*Written problem*.
Without including any images, repeat the data exactly.

*Data excerpt*.

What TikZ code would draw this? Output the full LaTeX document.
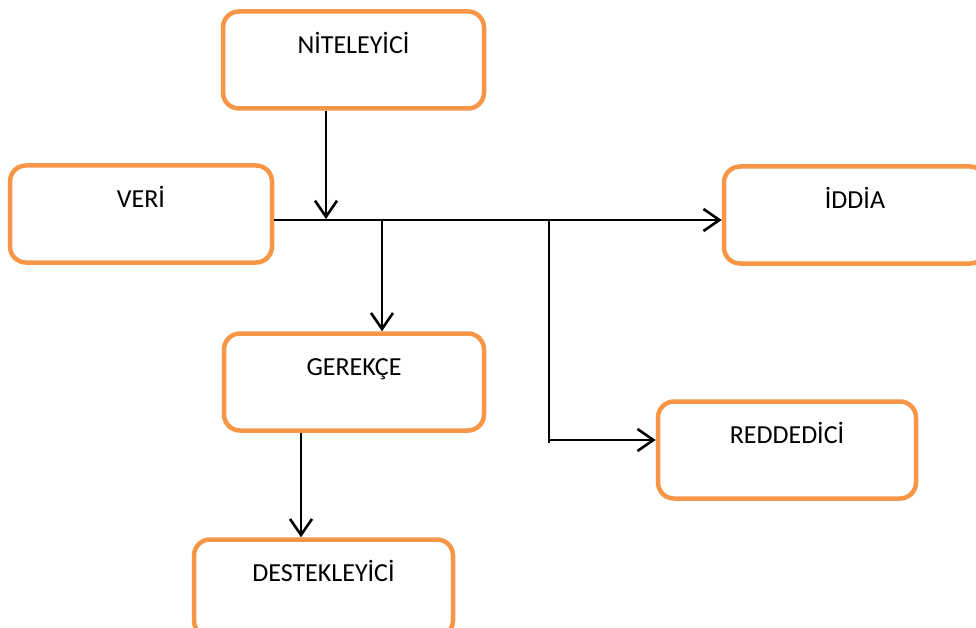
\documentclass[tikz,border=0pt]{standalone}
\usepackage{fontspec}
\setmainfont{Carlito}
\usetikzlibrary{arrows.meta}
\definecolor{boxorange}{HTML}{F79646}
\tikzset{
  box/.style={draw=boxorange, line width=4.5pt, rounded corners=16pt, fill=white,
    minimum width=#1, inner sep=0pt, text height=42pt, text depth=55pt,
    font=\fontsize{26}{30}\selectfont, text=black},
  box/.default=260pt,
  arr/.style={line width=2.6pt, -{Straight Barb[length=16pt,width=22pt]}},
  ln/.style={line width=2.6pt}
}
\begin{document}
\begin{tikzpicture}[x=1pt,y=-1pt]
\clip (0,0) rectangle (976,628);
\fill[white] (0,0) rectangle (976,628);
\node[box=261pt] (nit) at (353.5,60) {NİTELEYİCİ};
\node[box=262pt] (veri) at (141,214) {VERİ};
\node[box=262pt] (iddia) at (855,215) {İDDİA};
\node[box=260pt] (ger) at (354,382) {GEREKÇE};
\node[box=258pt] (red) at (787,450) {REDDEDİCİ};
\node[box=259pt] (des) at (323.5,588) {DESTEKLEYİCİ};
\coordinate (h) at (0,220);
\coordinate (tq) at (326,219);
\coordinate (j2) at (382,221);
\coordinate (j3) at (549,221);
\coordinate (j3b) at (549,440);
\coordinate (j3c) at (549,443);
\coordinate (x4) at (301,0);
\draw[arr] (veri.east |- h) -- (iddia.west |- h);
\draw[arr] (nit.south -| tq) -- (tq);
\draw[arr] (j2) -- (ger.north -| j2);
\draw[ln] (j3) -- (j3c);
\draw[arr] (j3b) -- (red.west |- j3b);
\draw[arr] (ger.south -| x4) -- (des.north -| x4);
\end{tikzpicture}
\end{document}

*Response*.
What TikZ code would draw this? Output the full LaTeX document.
\documentclass[tikz,border=0pt]{standalone}
\usepackage{fontspec}
\setmainfont{Carlito}
\usetikzlibrary{arrows.meta}
\definecolor{boxorange}{HTML}{F79646}
\tikzset{
  box/.style={draw=boxorange, line width=4.5pt, rounded corners=16pt, fill=white,
    minimum width=#1, inner sep=0pt, text height=42pt, text depth=55pt,
    font=\fontsize{26}{30}\selectfont, text=black},
  box/.default=260pt,
  arr/.style={line width=2.6pt, -{Straight Barb[length=16pt,width=22pt]}},
  ln/.style={line width=2.6pt}
}
\begin{document}
\begin{tikzpicture}[x=1pt,y=-1pt]
\clip (0,0) rectangle (976,628);
\fill[white] (0,0) rectangle (976,628);
\node[box=261pt] (nit) at (353.5,60) {NİTELEYİCİ};
\node[box=262pt] (veri) at (141,214) {VERİ};
\node[box=262pt] (iddia) at (855,215) {İDDİA};
\node[box=260pt] (ger) at (354,382) {GEREKÇE};
\node[box=258pt] (red) at (787,450) {REDDEDİCİ};
\node[box=259pt] (des) at (323.5,588) {DESTEKLEYİCİ};
\coordinate (h) at (0,220);
\coordinate (tq) at (326,219);
\coordinate (j2) at (382,221);
\coordinate (j3) at (549,221);
\coordinate (j3b) at (549,440);
\coordinate (j3c) at (549,443);
\coordinate (x4) at (301,0);
\draw[arr] (veri.east |- h) -- (iddia.west |- h);
\draw[arr] (nit.south -| tq) -- (tq);
\draw[arr] (j2) -- (ger.north -| j2);
\draw[ln] (j3) -- (j3c);
\draw[arr] (j3b) -- (red.west |- j3b);
\draw[arr] (ger.south -| x4) -- (des.north -| x4);
\end{tikzpicture}
\end{document}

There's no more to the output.